The First 90 Days: Proven Strategies for Getting Up to Speed Faster and Smarter by Michael Watkins (May 2013)

In a post-COVID-19 pandemic world, the importance of getting off to a strong start in a new role is more important than ever. Whether you have been promoted, are transitioning into a different department or are starting at a new company, The First 90 Days by Michael Watkins provides proven strategies to help you succeed quickly. Watkins provides key tools you can use to quickly get up to speed and get to the “break-even point” — the point where you have contributed as much value to your new organization as you have consumed from it. Typically, this takes as long as six months, but you can help reduce this timeframe to increase your chances for ultimate success by: preparing yourself, accelerating learning, matching your strategy to the situation, securing early wins, negotiating success, achieving alignment, building your team, creating coalitions, keeping your balance and accelerating everyone. Most importantly, be flexible, listen and quickly adapt as needed to the needs and challenges of your new role. How you manage your transition will determine whether you ultimately succeed or fail in your new role. Use Watkins’s framework to help ensure this new role is your best move yet.


Jen Coleman

You’re Not Listening: What You’re Missing and Why It Matters by Kate Murphy (January 2020)

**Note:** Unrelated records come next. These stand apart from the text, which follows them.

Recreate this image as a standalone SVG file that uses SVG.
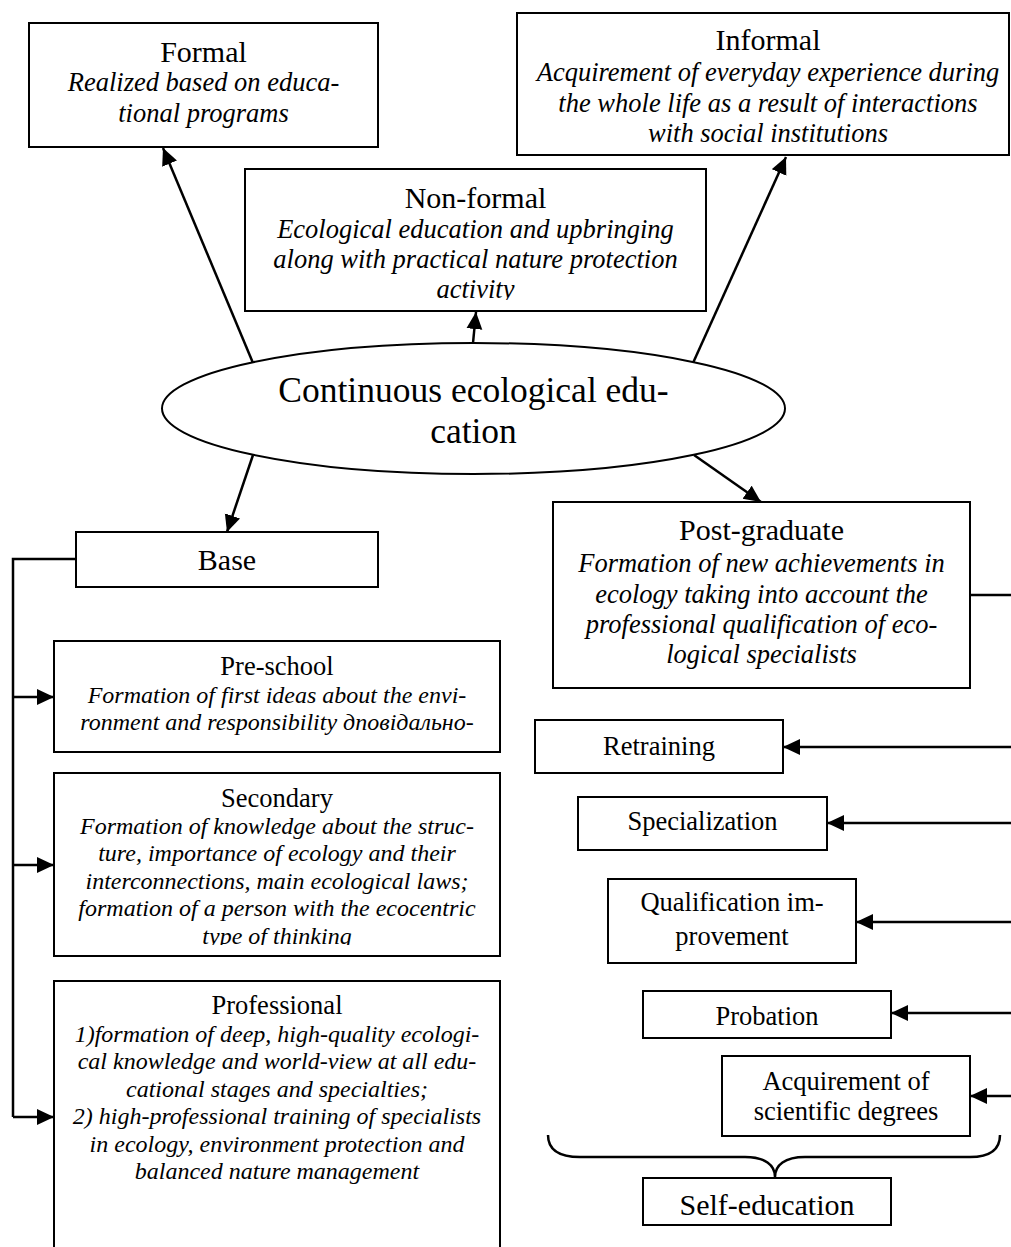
<svg xmlns="http://www.w3.org/2000/svg" width="1011" height="1247" viewBox="0 0 1011 1247">
<style>
  .box { fill: #fff; stroke: #000; stroke-width: 2; }
  .ell { fill: #fff; stroke: #000; stroke-width: 2; }
  .ln { fill: none; stroke: #000; stroke-width: 2.5; }
  .arr { fill: none; stroke: #000; stroke-width: 2.5; marker-end: url(#ah); }
  text { font-family: "Liberation Serif", "Times New Roman", serif; fill: #000; text-anchor: middle; }
  .t30 { font-size: 30px; }
  .t26 { font-size: 26.5px; }
  .i26 { font-size: 26.5px; font-style: italic; }
  .i24 { font-size: 24px; font-style: italic; }
  .big { font-size: 35.5px; }
</style>
<defs>
  <marker id="ah" markerUnits="userSpaceOnUse" markerWidth="19" markerHeight="17" refX="17" refY="8" orient="auto">
    <path d="M0,0 L17,8 L0,16 z" fill="#000"/>
  </marker>
  <clipPath id="clipNF"><rect x="245" y="169" width="461" height="131"/></clipPath>
  <clipPath id="clipSec"><rect x="54" y="773" width="446" height="172"/></clipPath>
</defs>
<rect x="0" y="0" width="1011" height="1247" fill="#fff"/>

<g id="connectors">
  <line class="arr" x1="253" y1="363" x2="163" y2="148"/>
  <line class="arr" x1="473" y1="343" x2="476" y2="312"/>
  <line class="arr" x1="693" y1="363" x2="786" y2="157"/>
  <line class="arr" x1="253" y1="455" x2="227" y2="532"/>
  <line class="arr" x1="694" y1="455" x2="761" y2="502"/>
  <polyline class="ln" points="76,559 13,559 13,1117"/>
  <line class="arr" x1="13" y1="697" x2="54" y2="697"/>
  <line class="arr" x1="13" y1="865" x2="54" y2="865"/>
  <line class="arr" x1="13" y1="1117" x2="54" y2="1117"/>
  <line class="ln" x1="970" y1="595" x2="1011" y2="595"/>
  <line class="arr" x1="1011" y1="747" x2="783" y2="747"/>
  <line class="arr" x1="1011" y1="823" x2="827" y2="823"/>
  <line class="arr" x1="1011" y1="922" x2="856" y2="922"/>
  <line class="arr" x1="1011" y1="1013" x2="891" y2="1013"/>
  <line class="arr" x1="1011" y1="1096" x2="970" y2="1096"/>
  <path class="ln" d="M548,1135 C548,1150 560,1157 580,1157 L745,1157 C765,1157 775,1165 775,1177 C775,1165 785,1157 805,1157 L970,1157 C990,1157 1000,1150 1000,1135"/>
</g>

<g id="formal">
  <rect class="box" x="29" y="23" width="349" height="124"/>
  <text class="t30" x="203.5" y="62">Formal</text>
  <text class="i26" x="203.5" y="91">Realized based on educa-</text>
  <text class="i26" x="203.5" y="122">tional programs</text>
</g>

<g id="informal">
  <rect class="box" x="517" y="13" width="492" height="142"/>
  <text class="t30" x="768" y="50">Informal</text>
  <text class="i26" x="768" y="81">Acquirement of everyday experience during</text>
  <text class="i26" x="768" y="111.5">the whole life as a result of interactions</text>
  <text class="i26" x="768" y="142">with social institutions</text>
</g>

<g id="nonformal">
  <rect class="box" x="245" y="169" width="461" height="142"/>
  <g clip-path="url(#clipNF)">
    <text class="t30" x="475.5" y="208">Non-formal</text>
    <text class="i26" x="475.5" y="238">Ecological education and upbringing</text>
    <text class="i26" x="475.5" y="268">along with practical nature protection</text>
    <text class="i26" x="475.5" y="298">activity</text>
  </g>
</g>

<g id="center">
  <ellipse class="ell" cx="473.5" cy="408.5" rx="311.5" ry="65.5"/>
  <text class="big" x="473.5" y="402">Continuous ecological edu-</text>
  <text class="big" x="473.5" y="443">cation</text>
</g>

<g id="base">
  <rect class="box" x="76" y="532" width="302" height="55"/>
  <text class="t30" x="227" y="570">Base</text>
</g>

<g id="postgraduate">
  <rect class="box" x="553" y="502" width="417" height="186"/>
  <text class="t30" x="761.5" y="540">Post-graduate</text>
  <text class="i26" x="761.5" y="572">Formation of new achievements in</text>
  <text class="i26" x="761.5" y="603">ecology taking into account the</text>
  <text class="i26" x="761.5" y="633">professional qualification of eco-</text>
  <text class="i26" x="761.5" y="663">logical specialists</text>
</g>

<g id="preschool">
  <rect class="box" x="54" y="641" width="446" height="111"/>
  <text class="t26" x="277" y="675">Pre-school</text>
  <text class="i24" x="277" y="702.5">Formation of first ideas about the envi-</text>
  <text class="i24" x="277" y="729.5">ronment and responsibility дповідально-</text>
</g>

<g id="secondary">
  <rect class="box" x="54" y="773" width="446" height="183"/>
  <g clip-path="url(#clipSec)">
    <text class="t26" x="277" y="807">Secondary</text>
    <text class="i24" x="277" y="833.5">Formation of knowledge about the struc-</text>
    <text class="i24" x="277" y="861">ture, importance of ecology and their</text>
    <text class="i24" x="277" y="888.5">interconnections, main ecological laws;</text>
    <text class="i24" x="277" y="916">formation of a person with the ecocentric</text>
    <text class="i24" x="277" y="943.5">type of thinking</text>
  </g>
</g>

<g id="professional">
  <rect class="box" x="54" y="981" width="446" height="290"/>
  <text class="t26" x="277" y="1014">Professional</text>
  <text class="i24" x="277" y="1041.5">1)formation of deep, high-quality ecologi-</text>
  <text class="i24" x="277" y="1069">cal knowledge and world-view at all edu-</text>
  <text class="i24" x="277" y="1096.5">cational stages and specialties;</text>
  <text class="i24" x="277" y="1124">2) high-professional training of specialists</text>
  <text class="i24" x="277" y="1151.5">in ecology, environment protection and</text>
  <text class="i24" x="277" y="1179">balanced nature management</text>
</g>

<g id="retraining">
  <rect class="box" x="535" y="720" width="248" height="53"/>
  <text class="t26" x="659" y="755">Retraining</text>
</g>

<g id="specialization">
  <rect class="box" x="578" y="797" width="249" height="53"/>
  <text class="t26" x="702.5" y="830">Specialization</text>
</g>

<g id="qualification">
  <rect class="box" x="608" y="879" width="248" height="84"/>
  <text class="t26" x="732" y="911">Qualification im-</text>
  <text class="t26" x="732" y="945">provement</text>
</g>

<g id="probation">
  <rect class="box" x="643" y="991" width="248" height="47"/>
  <text class="t26" x="767" y="1025">Probation</text>
</g>

<g id="degrees">
  <rect class="box" x="722" y="1056" width="248" height="80"/>
  <text class="t26" x="846" y="1090">Acquirement of</text>
  <text class="t26" x="846" y="1120">scientific degrees</text>
</g>

<g id="selfeducation">
  <rect class="box" x="643" y="1178" width="248" height="47"/>
  <text class="t30" x="767" y="1215">Self-education</text>
</g>
</svg>
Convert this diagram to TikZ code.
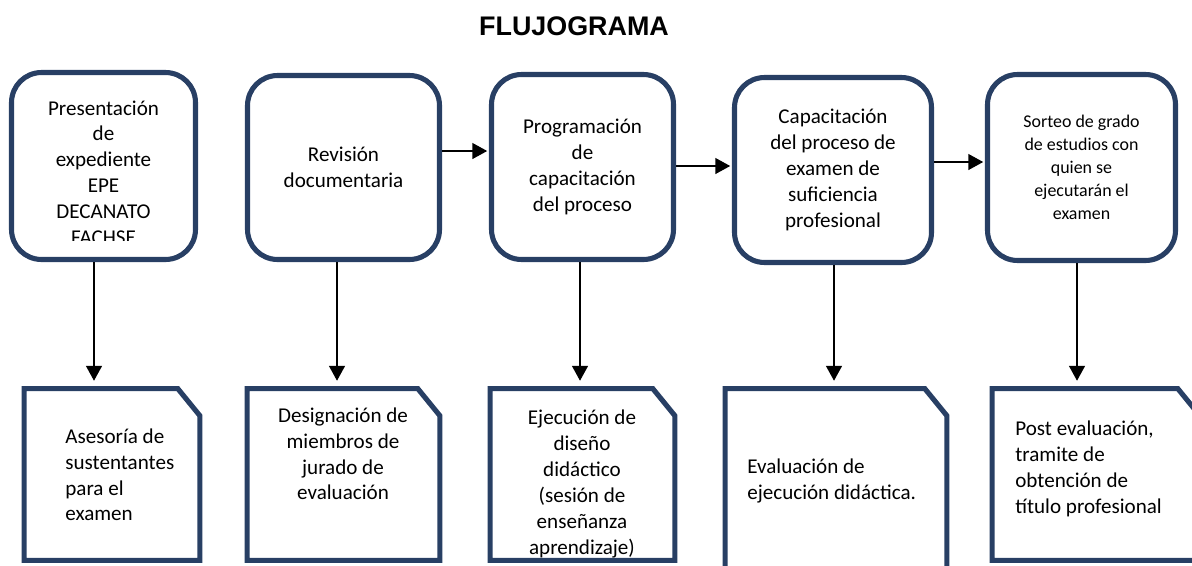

For a career coach, there is no more important skill than listening. Listening is a skill I am always striving to improve and is the reason I picked up this book. I was pleasantly surprised by its content. In this well-researched work, Murphy, a career journalist, describes what makes for good listening, why we humans are all generally so bad at it (and getting worse), and why it is so important both personally and professionally. She points out, so accurately, that in education, there is such an emphasis on speaking — public speaking, presenting, debating — but little education around listening, which Murphy argues is the far more important skill in communication.

In my experience working with job seekers, their natural concern is always with selling themselves, explaining their situation and delivering an effective elevator pitch. While of course you need to be able to communicate your value, this book confirmed my strong belief that — whether you are trying to figure out what you want to do, are networking, interviewing or negotiating — less is more; especially since, according to the author, the odds are whoever you are talking to isn’t listening to you anyway! Active listening makes you smarter, more interesting and more likeable. There is a strong chance that good listening will lead to more sound, more informed career decisions and definitely to better relationships. And “if you are not listening in a negotiation context, you’re kind of screwed.”

If you are a coach, a job seeker, a manager, a friend, a partner or a human, you are likely to get something meaningful from “You’re Not Listening.